Since the beginning of the year, the pervasive presence of AI art, with its recognizable aesthetic, has become so prevalent that it’s easy to grow weary of its omnipresence. Nevertheless, as a creative director, I’m interested in adapting these new technologies, as they are reshaping the creative landscape, providing innovative tools for greater efficiency, and quickly becoming a standard expectation of clients looking for cost-effective solutions.
Working primarily for NGOs and non-profits, which often have limited budgets, I’ve been exploring from the start how to leverage these tools, as they could be incredibly useful in creating impactful campaigns on a tight budget. However, using AI to generate images for NGOs should be approached with caution, especially in a political context. Despite creating images that seem impressive at first, I haven’t been able to generate a single image that I feel would be suitable for an NGO or non-profit organization.
There are several reasons for this. One important factor is that the limited control over details makes it difficult to produce images with the desired accurate visual end result. AI interpretations of prompts can be very literal and lack nuance or abstract understanding, leading to unpredictable results that can be far from the intended vision. Complex scenes can result in a disjointed or nonsensical arrangement of elements. Furthermore, AI-generated images may be devoid of broader context, missing cultural, historical, or situational subtleties that an artist would naturally include.
To top it off, these images often fall into the realm of the so-called uncanny valley, making them feel eerily unnatural despite their superficial realism.
The Fascination with AI Art
The appeal of AI image creation lies in its ability to transform text input into visual representations. From TikTok’s AI manga filter, which allows users to see themselves in the style of Japanese comics, to the creation of company logos and picture books through AI, the possibilities seem endless. While the initial thrill of seeing an image appear is undeniable, there is an absence of real creative satisfaction.
Absence of the Artist’s Touch and Narrative Depth
Renowned author and illustrator Rob Biddulph argues that AI-generated art contradicts the core of what art actually is. In his opinion, art is about translating inner emotions into outer forms, whether through sculpture, music, writing, performances, or paintings. True art is about the creative process, not just the end product. Simply pushing a button to create an image lacks the depth and emotional resonance that artists bring to their work.
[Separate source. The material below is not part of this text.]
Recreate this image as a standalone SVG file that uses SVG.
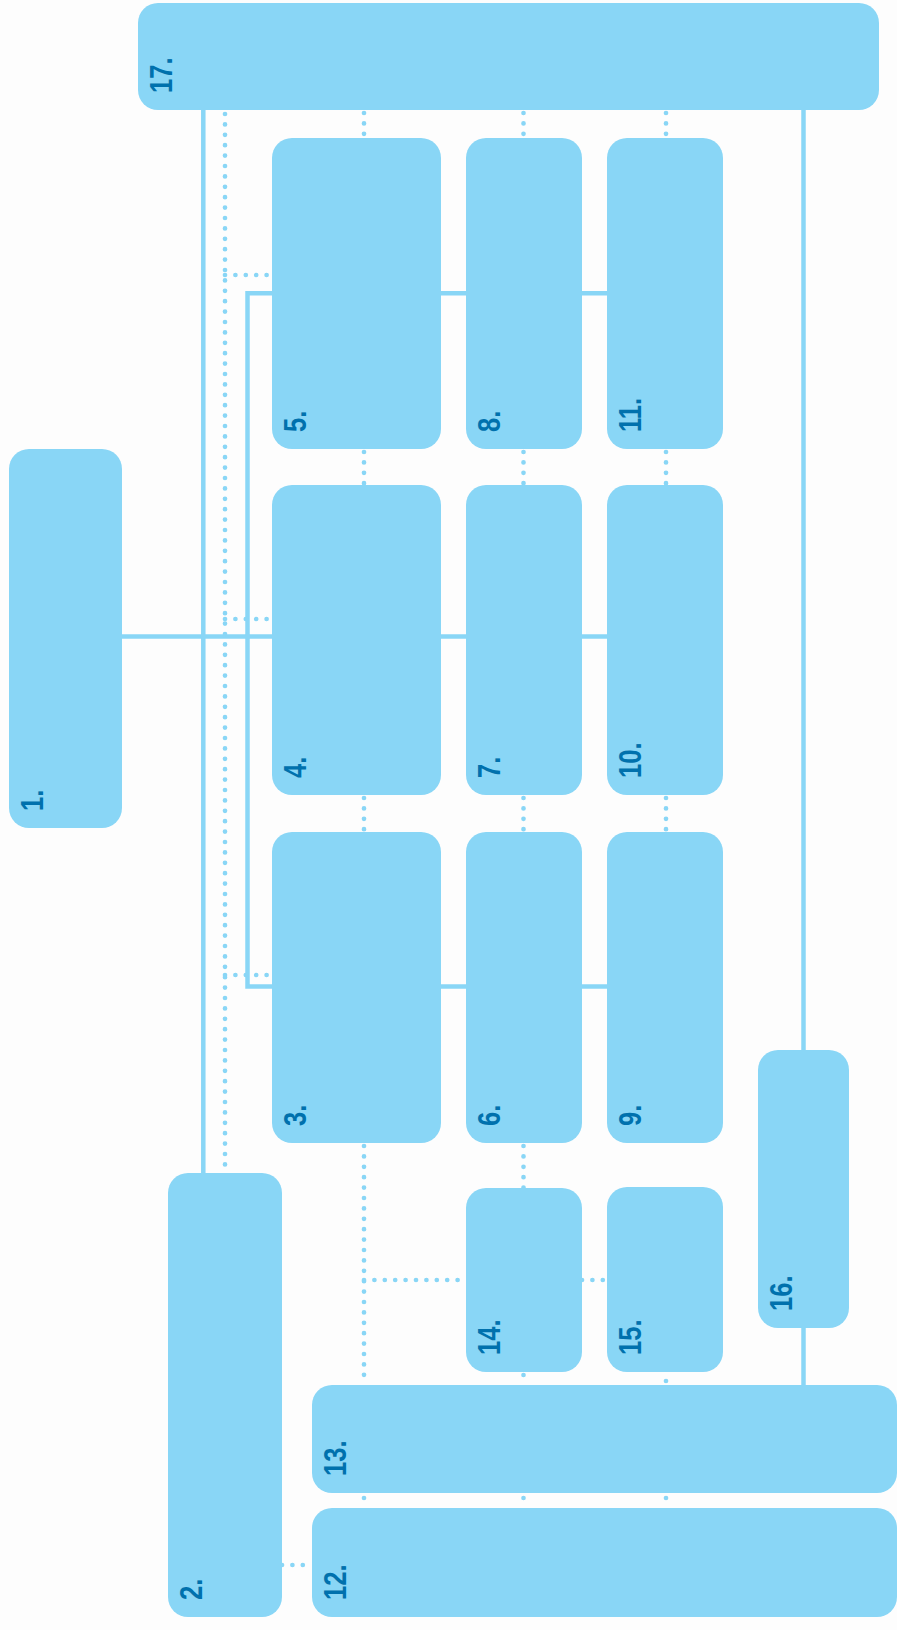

AI-generated art often misses the organic composition that artists naturally create. Static compositions can appear rigid and formulaic, without the dynamic flow that breathes life into a work. In addition, the AI may create lights and shadows that do not match each other or the assumed environment, resulting in flat or unrealistic images.
Furthermore, AI may have problems with color harmony, resulting in artwork that is visually mismatched or jarring. The algorithms may not understand the subtleties of color theory and the emotional impact that certain color combinations can have. As a result, AI-generated images may be devoid of the aesthetic appeal that artists intuit through their knowledge and experience.
One of the most significant drawbacks of AI graphics creation is the missing artist’s signature and unique style. AI can only mimic existing styles and imitate the work of others, resulting in artwork that is void of character and individuality. In addition, AI art often omits the broader context or story that artists embed in their work. The narrative depth and emotional resonance that come from a human’s artistic expression are lost in AI-generated images, leaving the viewer with a sense of disconnection and meaninglessness.
The Uncanny Valley: Navigating the Boundaries of Realism
As AI image generation advances, it approaches a level of sophistication that allows for the creation of highly realistic and nuanced images. At the same time, there is a phenomenon known as the “uncanny valley,” where AI-generated images appear almost human but not quite, leading to an unsettling effect. The minute misalignments in details create a sense of dissonance, making it clear that the work is not of human origin. This lack of authenticity can diminish the emotional connection that art often elicits from viewers.
As a trained professional, I can recognize an AI-generated image within a split second. What both concerns and surprises me, however, is that many people don’t seem to notice the difference. This raises important questions: How will this affect our viewing habits, and what will the impact of these images be when they are reflected back into the real world?
The Future of AI Art: Creative Enhancement or Threat?
While AI-generated art has the potential to enhance the work of artists and designers, enabling the creation of entirely new forms of art and expression, doubts remain within the artistic community. The distinct “look” of AI art could lead to a growing distaste for its inauthenticity and “cheapness.” Some predict a resurgence and appreciation of traditional media in response to AI art.
In conclusion, the current state of AI art generation offers not only a glimpse into the possibilities of technology and creativity but also raises ethical concerns, challenges the definition of art, and impacts the livelihoods of artists. While AI has the potential to enhance artistic endeavors, the absence of the artist’s touch, narrative depth, and emotional resonance make it clear that AI-generated art cannot replace the human element.